■ **Source excerpt**:

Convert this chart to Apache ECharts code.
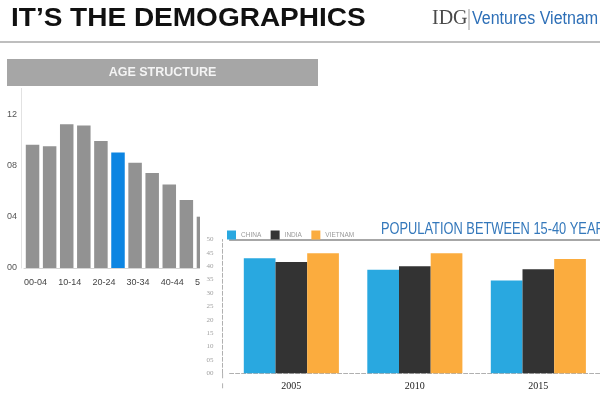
<!DOCTYPE html>
<html>
<head>
<meta charset="utf-8">
<title>It's the demographics</title>
<script src="https://cdn.jsdelivr.net/npm/echarts@6/dist/echarts.min.js"></script>
<style>
    html, body { margin: 0; padding: 0; background: #fff; }
    #chart { width: 600px; height: 397px; }
</style>
</head>
<body>
<div id="chart"></div>
<script>
// age structure (share of population, %)
const ageGroups = ['00-04', '05-09', '10-14', '15-19', '20-24', '25-29', '30-34', '35-39', '40-44', '45-49', '50-54'];
const ageShare = [9.6, 9.5, 11.2, 11.1, 9.9, 9.0, 8.2, 7.4, 6.5, 5.3, 4.0];
const highlightGroup = '25-29';

// population between 15-40 years (%)
const popYears = ['2005', '2010', '2015'];
const countryNames = ['CHINA', 'INDIA', 'VIETNAM'];
const chinaPop = [43.0, 38.7, 34.7];
const indiaPop = [41.6, 40.0, 38.9];
const vietnamPop = [44.9, 44.9, 42.7];

function pad2(v) {
    return v < 10 ? '0' + v : '' + v;
}

function initChart() {
    let myChart = echarts.init(document.getElementById('chart'));
    let sans = '"Liberation Sans", Arial, sans-serif';
    let serif = '"Liberation Serif", "DejaVu Serif", serif';
    let option = {
        animation: false,
        backgroundColor: '#fff',
        graphic: [
            // header
            {
                type: 'text', x: 11, y: 19.5, scaleX: 1.12, z: 10,
                style: {
                    text: 'IT\u2019S THE DEMOGRAPHICS', fill: '#111',
                    font: 'bold 25px ' + sans,
                    textVerticalAlign: 'middle', verticalAlign: 'middle'
                }
            },
            {
                type: 'text', x: 432, y: 19, z: 10,
                style: {
                    text: 'IDG', fill: '#4a4a4a',
                    font: '20px ' + serif,
                    textVerticalAlign: 'middle', verticalAlign: 'middle'
                }
            },
            {
                type: 'line', z: 10,
                shape: { x1: 469, y1: 9, x2: 469, y2: 30 },
                style: { stroke: '#9a9a9a', lineWidth: 1 }
            },
            {
                type: 'text', x: 472, y: 19, scaleX: 0.89, z: 10,
                style: {
                    text: 'Ventures Vietnam', fill: '#2d6fb7',
                    font: '18px ' + sans,
                    textVerticalAlign: 'middle', verticalAlign: 'middle'
                }
            },
            {
                type: 'line', z: 10,
                shape: { x1: 0, y1: 42, x2: 600, y2: 42 },
                style: { stroke: '#a8a8a8', lineWidth: 1.5 }
            },
            // age structure banner
            {
                type: 'rect', z: 10,
                shape: { x: 7, y: 59, width: 311, height: 27 },
                style: { fill: '#a6a6a6' }
            },
            {
                type: 'text', x: 162.5, y: 73, z: 11,
                style: {
                    text: 'AGE STRUCTURE', fill: '#f4f4f4',
                    font: 'bold 12.5px ' + sans,
                    textAlign: 'center', align: 'center',
                    textVerticalAlign: 'middle', verticalAlign: 'middle'
                }
            },
            // white panel of the second chart, lying over the first one
            {
                type: 'rect', z: 2.5,
                shape: { x: 200, y: 205, width: 400, height: 192 },
                style: { fill: '#fff' }
            },
            // dashed y axis running on below the zero line
            {
                type: 'line', z: 4,
                shape: { x1: 222.6, y1: 373.3, x2: 222.6, y2: 391 },
                style: { stroke: '#b0b0b0', lineWidth: 1, lineDash: [5, 5] }
            },
            {
                type: 'text', x: 381, y: 229, scaleX: 0.755, z: 10,
                style: {
                    text: 'POPULATION BETWEEN 15-40 YEARS', fill: '#3478bb',
                    font: '17px ' + sans,
                    textVerticalAlign: 'middle', verticalAlign: 'middle'
                }
            }
        ],
        legend: {
            data: countryNames,
            left: 222, top: 225.5,
            itemWidth: 9, itemHeight: 9, itemGap: 9.4,
            icon: 'rect', z: 6,
            textStyle: { color: '#9a9a9a', fontSize: 6.5, fontFamily: sans }
        },
        grid: [
            { left: 24, top: 88.4, width: 188, bottom: 129, outerBoundsMode: 'none' },
            { left: 229.6, top: 239.5, width: 370.5, bottom: 23.7, outerBoundsMode: 'none' }
        ],
        xAxis: [
            {
                type: 'category', gridIndex: 0, data: ageGroups,
                offset: 4,
                axisLine: { lineStyle: { color: '#d4d4d4' } },
                axisTick: { show: false },
                axisLabel: { interval: 1, margin: 6, padding: [0, 0, 0, 6], fontSize: 9, color: '#444', fontFamily: sans }
            },
            {
                type: 'category', gridIndex: 1, data: popYears, z: 3,
                axisLine: { lineStyle: { color: '#b0b0b0', type: 'dashed' } },
                axisTick: { show: false },
                axisLabel: { margin: 8, fontSize: 10, color: '#222', fontFamily: serif }
            },
            {
                type: 'category', gridIndex: 1, data: popYears, position: 'top', z: 3,
                axisLine: { lineStyle: { color: '#8a8a8a', width: 1.5 } },
                axisTick: { show: false },
                axisLabel: { show: false }
            }
        ],
        yAxis: [
            {
                type: 'value', gridIndex: 0, min: 0, max: 14, interval: 4,
                offset: 3,
                axisLine: { show: true, lineStyle: { color: '#e2e2e2' } },
                axisTick: { show: false },
                splitLine: { show: false },
                axisLabel: {
                    showMaxLabel: false, margin: 4, fontSize: 9, color: '#555',
                    fontFamily: sans,
                    formatter: function (v) { return pad2(v); }
                }
            },
            {
                type: 'value', gridIndex: 1, min: 0, max: 50, interval: 5,
                offset: 7, z: 3,
                axisLine: { show: true, lineStyle: { color: '#b0b0b0', type: 'dashed' } },
                axisTick: { show: false },
                splitLine: { show: false },
                axisLabel: {
                    margin: 9, fontSize: 7, color: '#a0a0a0',
                    fontFamily: serif,
                    formatter: function (v) { return pad2(v); }
                }
            }
        ],
        series: [
            {
                type: 'bar', xAxisIndex: 0, yAxisIndex: 0, z: 2,
                barCategoryGap: '21%',
                itemStyle: { color: '#929292' },
                data: ageShare.map(function (v, i) {
                    if (ageGroups[i] === highlightGroup) {
                        return { value: v, itemStyle: { color: '#0c85e2' } };
                    }
                    return v;
                })
            },
            {
                name: countryNames[0], type: 'bar', xAxisIndex: 1, yAxisIndex: 1, z: 3,
                barGap: 0, barCategoryGap: '23%',
                itemStyle: { color: '#29a8e0' },
                data: chinaPop
            },
            {
                name: countryNames[1], type: 'bar', xAxisIndex: 1, yAxisIndex: 1, z: 3,
                barGap: 0, barCategoryGap: '23%',
                itemStyle: { color: '#333333' },
                data: indiaPop
            },
            {
                name: countryNames[2], type: 'bar', xAxisIndex: 1, yAxisIndex: 1, z: 3,
                barGap: 0, barCategoryGap: '23%',
                itemStyle: { color: '#fbac3e' },
                data: vietnamPop
            }
        ]
    };
    myChart.setOption(option);
    window.onresize = function () {
        myChart.resize();
    };
    return myChart;
}

initChart();
</script>
</body>
</html>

■ **Task prompt**: Copy every line of the data word for word, omitting the images.

■ **Solution to this task**:
Convert this chart to Apache ECharts code.
<!DOCTYPE html>
<html>
<head>
<meta charset="utf-8">
<title>It's the demographics</title>
<script src="https://cdn.jsdelivr.net/npm/echarts@6/dist/echarts.min.js"></script>
<style>
    html, body { margin: 0; padding: 0; background: #fff; }
    #chart { width: 600px; height: 397px; }
</style>
</head>
<body>
<div id="chart"></div>
<script>
// age structure (share of population, %)
const ageGroups = ['00-04', '05-09', '10-14', '15-19', '20-24', '25-29', '30-34', '35-39', '40-44', '45-49', '50-54'];
const ageShare = [9.6, 9.5, 11.2, 11.1, 9.9, 9.0, 8.2, 7.4, 6.5, 5.3, 4.0];
const highlightGroup = '25-29';

// population between 15-40 years (%)
const popYears = ['2005', '2010', '2015'];
const countryNames = ['CHINA', 'INDIA', 'VIETNAM'];
const chinaPop = [43.0, 38.7, 34.7];
const indiaPop = [41.6, 40.0, 38.9];
const vietnamPop = [44.9, 44.9, 42.7];

function pad2(v) {
    return v < 10 ? '0' + v : '' + v;
}

function initChart() {
    let myChart = echarts.init(document.getElementById('chart'));
    let sans = '"Liberation Sans", Arial, sans-serif';
    let serif = '"Liberation Serif", "DejaVu Serif", serif';
    let option = {
        animation: false,
        backgroundColor: '#fff',
        graphic: [
            // header
            {
                type: 'text', x: 11, y: 19.5, scaleX: 1.12, z: 10,
                style: {
                    text: 'IT\u2019S THE DEMOGRAPHICS', fill: '#111',
                    font: 'bold 25px ' + sans,
                    textVerticalAlign: 'middle', verticalAlign: 'middle'
                }
            },
            {
                type: 'text', x: 432, y: 19, z: 10,
                style: {
                    text: 'IDG', fill: '#4a4a4a',
                    font: '20px ' + serif,
                    textVerticalAlign: 'middle', verticalAlign: 'middle'
                }
            },
            {
                type: 'line', z: 10,
                shape: { x1: 469, y1: 9, x2: 469, y2: 30 },
                style: { stroke: '#9a9a9a', lineWidth: 1 }
            },
            {
                type: 'text', x: 472, y: 19, scaleX: 0.89, z: 10,
                style: {
                    text: 'Ventures Vietnam', fill: '#2d6fb7',
                    font: '18px ' + sans,
                    textVerticalAlign: 'middle', verticalAlign: 'middle'
                }
            },
            {
                type: 'line', z: 10,
                shape: { x1: 0, y1: 42, x2: 600, y2: 42 },
                style: { stroke: '#a8a8a8', lineWidth: 1.5 }
            },
            // age structure banner
            {
                type: 'rect', z: 10,
                shape: { x: 7, y: 59, width: 311, height: 27 },
                style: { fill: '#a6a6a6' }
            },
            {
                type: 'text', x: 162.5, y: 73, z: 11,
                style: {
                    text: 'AGE STRUCTURE', fill: '#f4f4f4',
                    font: 'bold 12.5px ' + sans,
                    textAlign: 'center', align: 'center',
                    textVerticalAlign: 'middle', verticalAlign: 'middle'
                }
            },
            // white panel of the second chart, lying over the first one
            {
                type: 'rect', z: 2.5,
                shape: { x: 200, y: 205, width: 400, height: 192 },
                style: { fill: '#fff' }
            },
            // dashed y axis running on below the zero line
            {
                type: 'line', z: 4,
                shape: { x1: 222.6, y1: 373.3, x2: 222.6, y2: 391 },
                style: { stroke: '#b0b0b0', lineWidth: 1, lineDash: [5, 5] }
            },
            {
                type: 'text', x: 381, y: 229, scaleX: 0.755, z: 10,
                style: {
                    text: 'POPULATION BETWEEN 15-40 YEARS', fill: '#3478bb',
                    font: '17px ' + sans,
                    textVerticalAlign: 'middle', verticalAlign: 'middle'
                }
            }
        ],
        legend: {
            data: countryNames,
            left: 222, top: 225.5,
            itemWidth: 9, itemHeight: 9, itemGap: 9.4,
            icon: 'rect', z: 6,
            textStyle: { color: '#9a9a9a', fontSize: 6.5, fontFamily: sans }
        },
        grid: [
            { left: 24, top: 88.4, width: 188, bottom: 129, outerBoundsMode: 'none' },
            { left: 229.6, top: 239.5, width: 370.5, bottom: 23.7, outerBoundsMode: 'none' }
        ],
        xAxis: [
            {
                type: 'category', gridIndex: 0, data: ageGroups,
                offset: 4,
                axisLine: { lineStyle: { color: '#d4d4d4' } },
                axisTick: { show: false },
                axisLabel: { interval: 1, margin: 6, padding: [0, 0, 0, 6], fontSize: 9, color: '#444', fontFamily: sans }
            },
            {
                type: 'category', gridIndex: 1, data: popYears, z: 3,
                axisLine: { lineStyle: { color: '#b0b0b0', type: 'dashed' } },
                axisTick: { show: false },
                axisLabel: { margin: 8, fontSize: 10, color: '#222', fontFamily: serif }
            },
            {
                type: 'category', gridIndex: 1, data: popYears, position: 'top', z: 3,
                axisLine: { lineStyle: { color: '#8a8a8a', width: 1.5 } },
                axisTick: { show: false },
                axisLabel: { show: false }
            }
        ],
        yAxis: [
            {
                type: 'value', gridIndex: 0, min: 0, max: 14, interval: 4,
                offset: 3,
                axisLine: { show: true, lineStyle: { color: '#e2e2e2' } },
                axisTick: { show: false },
                splitLine: { show: false },
                axisLabel: {
                    showMaxLabel: false, margin: 4, fontSize: 9, color: '#555',
                    fontFamily: sans,
                    formatter: function (v) { return pad2(v); }
                }
            },
            {
                type: 'value', gridIndex: 1, min: 0, max: 50, interval: 5,
                offset: 7, z: 3,
                axisLine: { show: true, lineStyle: { color: '#b0b0b0', type: 'dashed' } },
                axisTick: { show: false },
                splitLine: { show: false },
                axisLabel: {
                    margin: 9, fontSize: 7, color: '#a0a0a0',
                    fontFamily: serif,
                    formatter: function (v) { return pad2(v); }
                }
            }
        ],
        series: [
            {
                type: 'bar', xAxisIndex: 0, yAxisIndex: 0, z: 2,
                barCategoryGap: '21%',
                itemStyle: { color: '#929292' },
                data: ageShare.map(function (v, i) {
                    if (ageGroups[i] === highlightGroup) {
                        return { value: v, itemStyle: { color: '#0c85e2' } };
                    }
                    return v;
                })
            },
            {
                name: countryNames[0], type: 'bar', xAxisIndex: 1, yAxisIndex: 1, z: 3,
                barGap: 0, barCategoryGap: '23%',
                itemStyle: { color: '#29a8e0' },
                data: chinaPop
            },
            {
                name: countryNames[1], type: 'bar', xAxisIndex: 1, yAxisIndex: 1, z: 3,
                barGap: 0, barCategoryGap: '23%',
                itemStyle: { color: '#333333' },
                data: indiaPop
            },
            {
                name: countryNames[2], type: 'bar', xAxisIndex: 1, yAxisIndex: 1, z: 3,
                barGap: 0, barCategoryGap: '23%',
                itemStyle: { color: '#fbac3e' },
                data: vietnamPop
            }
        ]
    };
    myChart.setOption(option);
    window.onresize = function () {
        myChart.resize();
    };
    return myChart;
}

initChart();
</script>
</body>
</html>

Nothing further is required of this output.